De qualquer forma, nosso entendimento é que a melhor interpretação dos Protocolos está no sentido de que a assistência e os serviços técnicos poderiam ser equiparados a royalties somente quando “acoplados” a uma transferência de tecnologia know-how (objeto principal de um contrato). Ou seja, o prestador de serviço no exterior transfere ao Brasil informações que sejam correspondentes a uma experiência adquirida no setor industrial, comercial e científico; e, para se garantir o êxito dessa expertise em solo brasileiro, também fornece serviços que instrumentalizam e concretizam a transferência da tecnologia ao país.
Não se deveria entender que, pelo simples fato de haver um Protocolo prevendo a equiparação, todo e qualquer serviço técnico importado permitiria o IRRF no Brasil – isso parece uma clara e unilateral distorção do entendimento inicial dos acordos assinados entre os países contratantes. A tributação na fonte somente seria cabível nas situações em que o serviço seja acessório e instrumental à efetiva transferência de tecnologia e que implique em remessa de royalties ao exterior.
Por outro lado, chama atenção o critério imposto pelo STJ ao determinar que a Corte de Origem investigue o tratamento fiscal desse rendimento na Espanha, a fim de que se evite que o contribuinte utilize o Tratado de forma abusiva para se furtar à tributação na transação, o que acabaria por violar a concorrência, eficiência econômica e justiça fiscais, nos termos defendidos pela OCDE na Ação 2 do BEPS (Base Erosion and Profit Shifting).
De fato, seria importante que se pudesse evitar o tratamento fiscal desalinhado e se buscasse a melhor interpretação para os Tratados nas transações internacionais; contudo, não parece razoável impor ao contribuinte buscar o entendimento da legislação espanhola para, somente então, avaliar o impacto fiscal no Brasil sobre o rendimento remetido ao exterior.
Sob a perspectiva brasileira, deve-se perseguir a adequada interpretação do ordenamento jurídico e dos Tratados frente à situação fática em discussão.

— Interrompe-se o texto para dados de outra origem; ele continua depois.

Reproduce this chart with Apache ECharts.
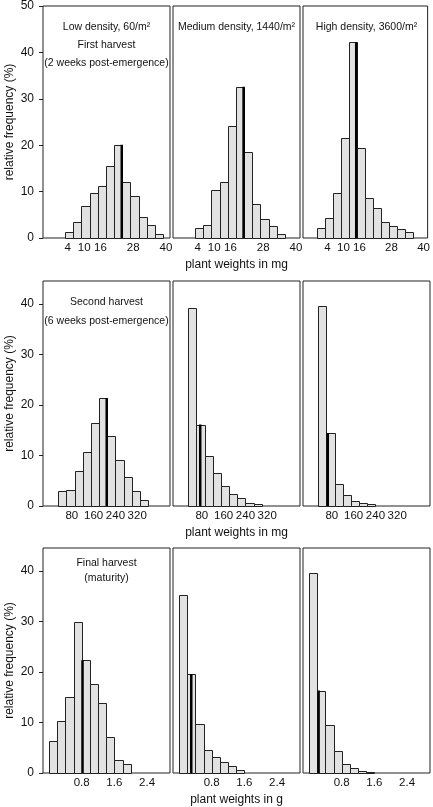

Qualquer necessidade de inspeção no país de residência do prestador do serviço, além de não possuir fundamento jurídico no Brasil, acaba por extrapolar a competência tributária da União e ainda encontra óbices de natureza prática. Os contribuintes não deveriam ter que aguardar pronunciamentos de autoridades estrangeiras para se definir a carga tributária brasileira, submetendo-se a riscos de penalidades moratórias – a dinamicidade das relações comerciais impede a aplicação efetiva de um requisito como esse.
Embora haja algumas inovações, o Caso Engecorps não deveria ser visto como uma mudança no entendimento da jurisprudência do STJ, mas apenas uma abordagem mais criteriosa, demandando análise das disposições previstas nos Tratados tributários e adequação fática às naturezas dos rendimentos remetidos ao exterior.
Percebe-se uma evolução na aplicação do artigo 7, valorizando-se o teor dos Tratados e seus protocolos, alinhados à natureza de cada contrato de serviço (sendo ainda indefinido se o STJ seguirá ou não a linha de que tais serviços devem estar acoplados à transferência de tecnologia). Não se deve admitir, contudo, que referida decisão, proferida sem efeito vinculantes, seja aplicada sem sua perfeita delimitação, sobretudo se exigindo requisitos não previstos em nosso ordenamento jurídico, como a tese do hibridismo.